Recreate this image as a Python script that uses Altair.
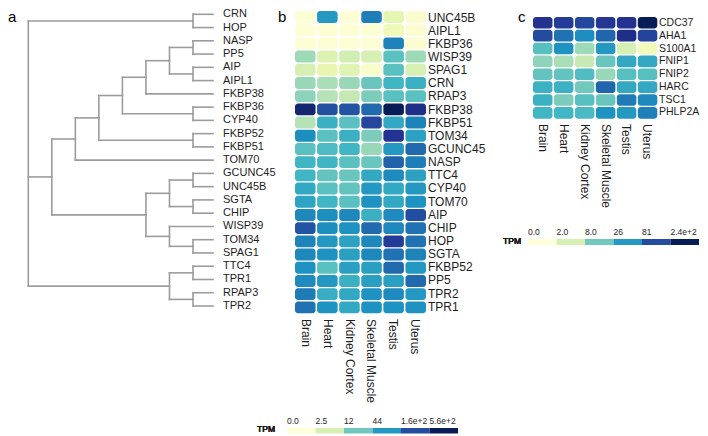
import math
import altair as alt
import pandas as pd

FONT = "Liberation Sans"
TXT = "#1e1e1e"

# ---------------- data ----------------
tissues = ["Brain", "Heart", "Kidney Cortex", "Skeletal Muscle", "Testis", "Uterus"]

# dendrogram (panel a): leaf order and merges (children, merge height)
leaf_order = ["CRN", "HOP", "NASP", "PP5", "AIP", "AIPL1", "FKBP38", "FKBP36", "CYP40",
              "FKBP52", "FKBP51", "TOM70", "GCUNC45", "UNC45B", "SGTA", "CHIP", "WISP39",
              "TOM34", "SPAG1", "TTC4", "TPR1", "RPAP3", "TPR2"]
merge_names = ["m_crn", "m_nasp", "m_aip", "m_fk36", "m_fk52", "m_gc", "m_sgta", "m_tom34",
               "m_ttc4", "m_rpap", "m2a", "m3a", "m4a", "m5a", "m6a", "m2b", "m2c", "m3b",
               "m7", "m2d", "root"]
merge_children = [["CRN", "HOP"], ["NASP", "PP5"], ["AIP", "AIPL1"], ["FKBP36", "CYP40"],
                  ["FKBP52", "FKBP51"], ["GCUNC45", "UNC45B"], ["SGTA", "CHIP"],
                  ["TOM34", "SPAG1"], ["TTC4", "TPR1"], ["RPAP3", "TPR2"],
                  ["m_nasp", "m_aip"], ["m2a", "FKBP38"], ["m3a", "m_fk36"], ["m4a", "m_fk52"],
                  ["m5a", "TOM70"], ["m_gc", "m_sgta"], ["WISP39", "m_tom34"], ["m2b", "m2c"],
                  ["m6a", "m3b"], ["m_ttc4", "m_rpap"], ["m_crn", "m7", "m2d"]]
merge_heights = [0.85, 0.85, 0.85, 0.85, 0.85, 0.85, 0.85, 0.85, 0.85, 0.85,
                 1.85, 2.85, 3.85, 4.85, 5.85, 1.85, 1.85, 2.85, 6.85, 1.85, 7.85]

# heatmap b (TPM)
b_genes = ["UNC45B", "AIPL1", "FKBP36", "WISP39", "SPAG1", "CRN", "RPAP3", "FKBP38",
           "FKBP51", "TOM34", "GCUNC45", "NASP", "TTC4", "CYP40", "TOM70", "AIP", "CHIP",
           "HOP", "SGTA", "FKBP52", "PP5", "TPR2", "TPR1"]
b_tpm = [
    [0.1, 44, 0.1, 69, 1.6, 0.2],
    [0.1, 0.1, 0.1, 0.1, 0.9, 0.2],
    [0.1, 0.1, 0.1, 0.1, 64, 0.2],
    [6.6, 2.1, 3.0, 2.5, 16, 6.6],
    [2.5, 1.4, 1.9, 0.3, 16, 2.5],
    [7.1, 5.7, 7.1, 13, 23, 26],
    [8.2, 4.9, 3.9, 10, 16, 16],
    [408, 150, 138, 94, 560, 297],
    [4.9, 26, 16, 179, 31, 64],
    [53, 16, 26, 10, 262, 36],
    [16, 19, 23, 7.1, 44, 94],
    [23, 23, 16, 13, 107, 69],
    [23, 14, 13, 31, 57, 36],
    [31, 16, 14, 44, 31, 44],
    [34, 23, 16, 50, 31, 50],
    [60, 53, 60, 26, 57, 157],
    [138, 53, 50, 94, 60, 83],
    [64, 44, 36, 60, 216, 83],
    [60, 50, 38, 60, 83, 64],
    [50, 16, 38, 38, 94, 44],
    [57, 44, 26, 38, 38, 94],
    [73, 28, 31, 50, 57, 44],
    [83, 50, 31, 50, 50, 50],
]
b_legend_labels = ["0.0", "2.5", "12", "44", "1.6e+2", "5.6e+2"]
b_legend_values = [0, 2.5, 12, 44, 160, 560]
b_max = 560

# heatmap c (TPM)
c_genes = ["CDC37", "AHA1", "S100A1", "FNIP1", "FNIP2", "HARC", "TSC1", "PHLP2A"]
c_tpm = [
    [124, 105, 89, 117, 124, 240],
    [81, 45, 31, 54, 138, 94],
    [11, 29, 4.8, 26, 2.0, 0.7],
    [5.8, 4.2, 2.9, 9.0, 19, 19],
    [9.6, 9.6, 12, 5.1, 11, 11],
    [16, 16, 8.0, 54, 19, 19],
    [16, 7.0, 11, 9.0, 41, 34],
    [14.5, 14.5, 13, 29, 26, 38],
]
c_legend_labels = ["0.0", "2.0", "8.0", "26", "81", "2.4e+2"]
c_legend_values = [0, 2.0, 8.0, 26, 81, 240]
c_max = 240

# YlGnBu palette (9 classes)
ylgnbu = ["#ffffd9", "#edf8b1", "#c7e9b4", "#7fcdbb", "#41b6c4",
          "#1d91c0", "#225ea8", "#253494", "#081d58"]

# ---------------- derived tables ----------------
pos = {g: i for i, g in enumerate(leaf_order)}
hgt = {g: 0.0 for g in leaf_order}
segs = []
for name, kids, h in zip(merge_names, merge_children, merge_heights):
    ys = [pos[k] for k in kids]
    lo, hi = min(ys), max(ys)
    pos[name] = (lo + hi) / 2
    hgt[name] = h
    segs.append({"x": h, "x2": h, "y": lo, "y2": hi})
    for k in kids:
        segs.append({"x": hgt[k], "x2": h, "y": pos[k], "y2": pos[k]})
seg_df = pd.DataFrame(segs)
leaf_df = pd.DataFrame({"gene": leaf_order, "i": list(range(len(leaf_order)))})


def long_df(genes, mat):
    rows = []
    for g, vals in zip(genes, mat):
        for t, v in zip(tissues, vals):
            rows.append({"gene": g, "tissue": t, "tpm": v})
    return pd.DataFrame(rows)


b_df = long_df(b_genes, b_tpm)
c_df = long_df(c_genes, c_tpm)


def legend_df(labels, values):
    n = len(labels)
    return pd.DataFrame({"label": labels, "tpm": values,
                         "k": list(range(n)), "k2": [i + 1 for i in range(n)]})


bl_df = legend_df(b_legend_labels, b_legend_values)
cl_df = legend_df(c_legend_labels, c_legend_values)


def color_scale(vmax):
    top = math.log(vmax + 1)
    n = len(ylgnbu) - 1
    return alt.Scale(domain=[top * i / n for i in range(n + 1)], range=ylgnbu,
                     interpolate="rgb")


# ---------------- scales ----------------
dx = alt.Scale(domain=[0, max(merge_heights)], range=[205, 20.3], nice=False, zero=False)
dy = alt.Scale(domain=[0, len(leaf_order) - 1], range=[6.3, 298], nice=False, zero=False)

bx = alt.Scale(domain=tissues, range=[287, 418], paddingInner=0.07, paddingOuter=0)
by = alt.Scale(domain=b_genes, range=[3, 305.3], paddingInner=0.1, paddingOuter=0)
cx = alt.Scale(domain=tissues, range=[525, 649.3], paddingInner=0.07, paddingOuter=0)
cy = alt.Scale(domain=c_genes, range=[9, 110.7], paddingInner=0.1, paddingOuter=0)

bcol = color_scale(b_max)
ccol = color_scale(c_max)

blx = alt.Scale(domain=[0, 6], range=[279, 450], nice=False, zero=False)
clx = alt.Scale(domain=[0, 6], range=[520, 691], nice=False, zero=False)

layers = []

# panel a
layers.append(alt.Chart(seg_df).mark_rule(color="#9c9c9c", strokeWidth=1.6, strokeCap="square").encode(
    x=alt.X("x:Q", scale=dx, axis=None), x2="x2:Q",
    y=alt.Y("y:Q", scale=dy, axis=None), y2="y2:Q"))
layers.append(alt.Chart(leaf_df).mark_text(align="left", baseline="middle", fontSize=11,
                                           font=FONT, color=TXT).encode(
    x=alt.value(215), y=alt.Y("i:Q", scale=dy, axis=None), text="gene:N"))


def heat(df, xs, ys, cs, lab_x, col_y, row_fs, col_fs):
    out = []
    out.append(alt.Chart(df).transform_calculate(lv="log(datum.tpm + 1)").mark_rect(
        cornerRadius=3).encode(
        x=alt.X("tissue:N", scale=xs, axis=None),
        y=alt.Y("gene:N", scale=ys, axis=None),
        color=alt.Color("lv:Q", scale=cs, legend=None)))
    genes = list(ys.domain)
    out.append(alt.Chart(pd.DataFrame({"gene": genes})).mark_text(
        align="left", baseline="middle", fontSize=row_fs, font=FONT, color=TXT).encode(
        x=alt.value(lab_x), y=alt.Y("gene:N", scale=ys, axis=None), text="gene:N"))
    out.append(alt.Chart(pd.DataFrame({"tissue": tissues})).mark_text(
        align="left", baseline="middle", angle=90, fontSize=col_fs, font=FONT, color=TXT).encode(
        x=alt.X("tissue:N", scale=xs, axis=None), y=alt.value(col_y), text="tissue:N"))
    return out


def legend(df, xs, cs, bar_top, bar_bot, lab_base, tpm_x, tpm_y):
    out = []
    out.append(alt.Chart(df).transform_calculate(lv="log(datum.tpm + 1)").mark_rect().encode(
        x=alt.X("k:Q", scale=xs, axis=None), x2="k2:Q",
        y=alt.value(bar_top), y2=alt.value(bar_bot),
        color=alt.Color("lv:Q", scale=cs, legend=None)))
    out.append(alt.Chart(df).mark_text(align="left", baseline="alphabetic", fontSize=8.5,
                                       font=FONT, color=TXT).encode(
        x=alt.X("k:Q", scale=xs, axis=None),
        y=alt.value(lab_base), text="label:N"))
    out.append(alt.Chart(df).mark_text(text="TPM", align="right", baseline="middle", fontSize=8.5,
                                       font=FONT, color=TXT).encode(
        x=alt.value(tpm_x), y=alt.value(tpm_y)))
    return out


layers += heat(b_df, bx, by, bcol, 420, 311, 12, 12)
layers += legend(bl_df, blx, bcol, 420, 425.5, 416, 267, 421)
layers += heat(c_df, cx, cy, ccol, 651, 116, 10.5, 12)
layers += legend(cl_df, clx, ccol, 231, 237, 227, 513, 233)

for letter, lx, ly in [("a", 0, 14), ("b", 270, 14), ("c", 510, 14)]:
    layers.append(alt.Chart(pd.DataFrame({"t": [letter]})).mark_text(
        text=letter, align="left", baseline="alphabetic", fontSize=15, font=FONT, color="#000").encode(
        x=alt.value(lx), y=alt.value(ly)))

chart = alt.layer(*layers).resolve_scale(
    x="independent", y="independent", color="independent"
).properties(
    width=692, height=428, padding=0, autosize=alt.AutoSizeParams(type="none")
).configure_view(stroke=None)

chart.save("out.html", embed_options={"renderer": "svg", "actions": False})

===

Task goal ▸ Write out the lines from the start of the material to the line with "6.85, 1.85, 7.85]", inclusive and exactly. Skip the pictures.

Answer in full ▸
Recreate this image as a Python script that uses Altair.
import math
import altair as alt
import pandas as pd

FONT = "Liberation Sans"
TXT = "#1e1e1e"

# ---------------- data ----------------
tissues = ["Brain", "Heart", "Kidney Cortex", "Skeletal Muscle", "Testis", "Uterus"]

# dendrogram (panel a): leaf order and merges (children, merge height)
leaf_order = ["CRN", "HOP", "NASP", "PP5", "AIP", "AIPL1", "FKBP38", "FKBP36", "CYP40",
              "FKBP52", "FKBP51", "TOM70", "GCUNC45", "UNC45B", "SGTA", "CHIP", "WISP39",
              "TOM34", "SPAG1", "TTC4", "TPR1", "RPAP3", "TPR2"]
merge_names = ["m_crn", "m_nasp", "m_aip", "m_fk36", "m_fk52", "m_gc", "m_sgta", "m_tom34",
               "m_ttc4", "m_rpap", "m2a", "m3a", "m4a", "m5a", "m6a", "m2b", "m2c", "m3b",
               "m7", "m2d", "root"]
merge_children = [["CRN", "HOP"], ["NASP", "PP5"], ["AIP", "AIPL1"], ["FKBP36", "CYP40"],
                  ["FKBP52", "FKBP51"], ["GCUNC45", "UNC45B"], ["SGTA", "CHIP"],
                  ["TOM34", "SPAG1"], ["TTC4", "TPR1"], ["RPAP3", "TPR2"],
                  ["m_nasp", "m_aip"], ["m2a", "FKBP38"], ["m3a", "m_fk36"], ["m4a", "m_fk52"],
                  ["m5a", "TOM70"], ["m_gc", "m_sgta"], ["WISP39", "m_tom34"], ["m2b", "m2c"],
                  ["m6a", "m3b"], ["m_ttc4", "m_rpap"], ["m_crn", "m7", "m2d"]]
merge_heights = [0.85, 0.85, 0.85, 0.85, 0.85, 0.85, 0.85, 0.85, 0.85, 0.85,
                 1.85, 2.85, 3.85, 4.85, 5.85, 1.85, 1.85, 2.85, 6.85, 1.85, 7.85]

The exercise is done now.